WRITTEN EXERCISE
Copy exactly the lines from the start of the material through the line with "(analysis) at (32,507)". Pictures stay out of the copy.
## begin
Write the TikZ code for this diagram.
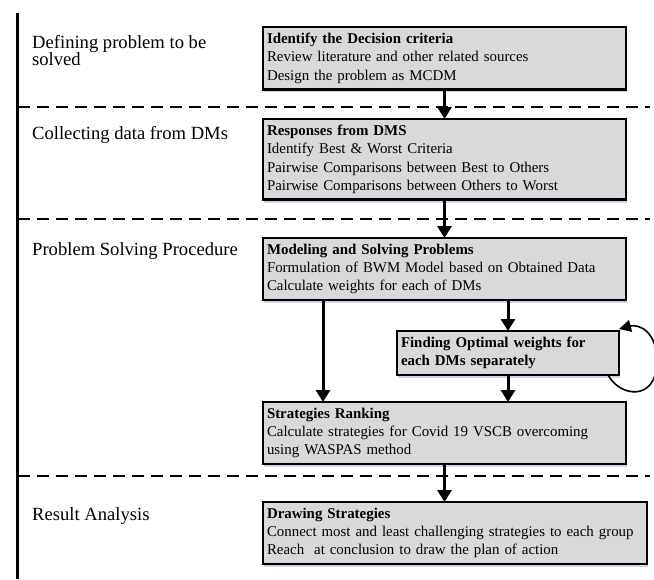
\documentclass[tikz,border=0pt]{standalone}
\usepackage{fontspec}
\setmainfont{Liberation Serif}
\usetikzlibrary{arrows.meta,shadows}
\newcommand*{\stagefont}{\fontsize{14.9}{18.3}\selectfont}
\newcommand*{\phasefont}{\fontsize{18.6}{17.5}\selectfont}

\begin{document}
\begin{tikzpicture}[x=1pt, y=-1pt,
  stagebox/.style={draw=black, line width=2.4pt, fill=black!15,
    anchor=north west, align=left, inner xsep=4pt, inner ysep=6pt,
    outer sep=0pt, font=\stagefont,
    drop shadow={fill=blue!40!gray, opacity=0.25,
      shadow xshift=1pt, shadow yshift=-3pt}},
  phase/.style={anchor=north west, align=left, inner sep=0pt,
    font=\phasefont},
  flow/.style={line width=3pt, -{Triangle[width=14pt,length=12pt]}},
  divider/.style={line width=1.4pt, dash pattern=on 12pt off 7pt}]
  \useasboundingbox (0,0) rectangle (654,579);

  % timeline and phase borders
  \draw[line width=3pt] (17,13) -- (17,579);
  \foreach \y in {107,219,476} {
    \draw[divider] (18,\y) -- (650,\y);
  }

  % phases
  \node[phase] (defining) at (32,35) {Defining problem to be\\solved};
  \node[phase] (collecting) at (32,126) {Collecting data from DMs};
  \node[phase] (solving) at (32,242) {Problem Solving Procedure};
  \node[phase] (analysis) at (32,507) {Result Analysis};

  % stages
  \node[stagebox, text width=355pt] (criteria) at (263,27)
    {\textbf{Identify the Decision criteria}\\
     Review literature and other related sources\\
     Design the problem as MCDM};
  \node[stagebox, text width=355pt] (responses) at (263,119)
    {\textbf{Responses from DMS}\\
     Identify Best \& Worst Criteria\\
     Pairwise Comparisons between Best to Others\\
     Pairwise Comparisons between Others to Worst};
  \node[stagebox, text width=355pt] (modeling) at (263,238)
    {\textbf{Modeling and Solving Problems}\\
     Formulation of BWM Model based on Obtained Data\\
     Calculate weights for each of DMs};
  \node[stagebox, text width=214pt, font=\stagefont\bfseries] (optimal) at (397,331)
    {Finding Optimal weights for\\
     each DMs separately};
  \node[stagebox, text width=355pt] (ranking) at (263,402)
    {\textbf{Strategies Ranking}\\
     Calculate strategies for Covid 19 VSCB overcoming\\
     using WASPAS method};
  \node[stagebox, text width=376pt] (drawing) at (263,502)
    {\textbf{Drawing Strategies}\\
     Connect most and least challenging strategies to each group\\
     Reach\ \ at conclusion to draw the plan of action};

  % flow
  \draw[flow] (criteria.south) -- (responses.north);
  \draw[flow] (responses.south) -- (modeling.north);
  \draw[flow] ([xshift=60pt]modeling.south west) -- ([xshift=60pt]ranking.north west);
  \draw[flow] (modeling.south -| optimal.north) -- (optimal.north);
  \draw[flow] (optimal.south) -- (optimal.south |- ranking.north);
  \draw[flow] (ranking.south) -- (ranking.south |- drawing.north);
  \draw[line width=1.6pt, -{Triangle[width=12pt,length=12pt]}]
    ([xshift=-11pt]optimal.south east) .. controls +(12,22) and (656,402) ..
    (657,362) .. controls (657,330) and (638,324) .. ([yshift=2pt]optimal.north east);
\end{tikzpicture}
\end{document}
## end
COMPLETED EXERCISE
Write the TikZ code for this diagram.
\documentclass[tikz,border=0pt]{standalone}
\usepackage{fontspec}
\setmainfont{Liberation Serif}
\usetikzlibrary{arrows.meta,shadows}
\newcommand*{\stagefont}{\fontsize{14.9}{18.3}\selectfont}
\newcommand*{\phasefont}{\fontsize{18.6}{17.5}\selectfont}

\begin{document}
\begin{tikzpicture}[x=1pt, y=-1pt,
  stagebox/.style={draw=black, line width=2.4pt, fill=black!15,
    anchor=north west, align=left, inner xsep=4pt, inner ysep=6pt,
    outer sep=0pt, font=\stagefont,
    drop shadow={fill=blue!40!gray, opacity=0.25,
      shadow xshift=1pt, shadow yshift=-3pt}},
  phase/.style={anchor=north west, align=left, inner sep=0pt,
    font=\phasefont},
  flow/.style={line width=3pt, -{Triangle[width=14pt,length=12pt]}},
  divider/.style={line width=1.4pt, dash pattern=on 12pt off 7pt}]
  \useasboundingbox (0,0) rectangle (654,579);

  % timeline and phase borders
  \draw[line width=3pt] (17,13) -- (17,579);
  \foreach \y in {107,219,476} {
    \draw[divider] (18,\y) -- (650,\y);
  }

  % phases
  \node[phase] (defining) at (32,35) {Defining problem to be\\solved};
  \node[phase] (collecting) at (32,126) {Collecting data from DMs};
  \node[phase] (solving) at (32,242) {Problem Solving Procedure};
  \node[phase] (analysis) at (32,507) {Result Analysis};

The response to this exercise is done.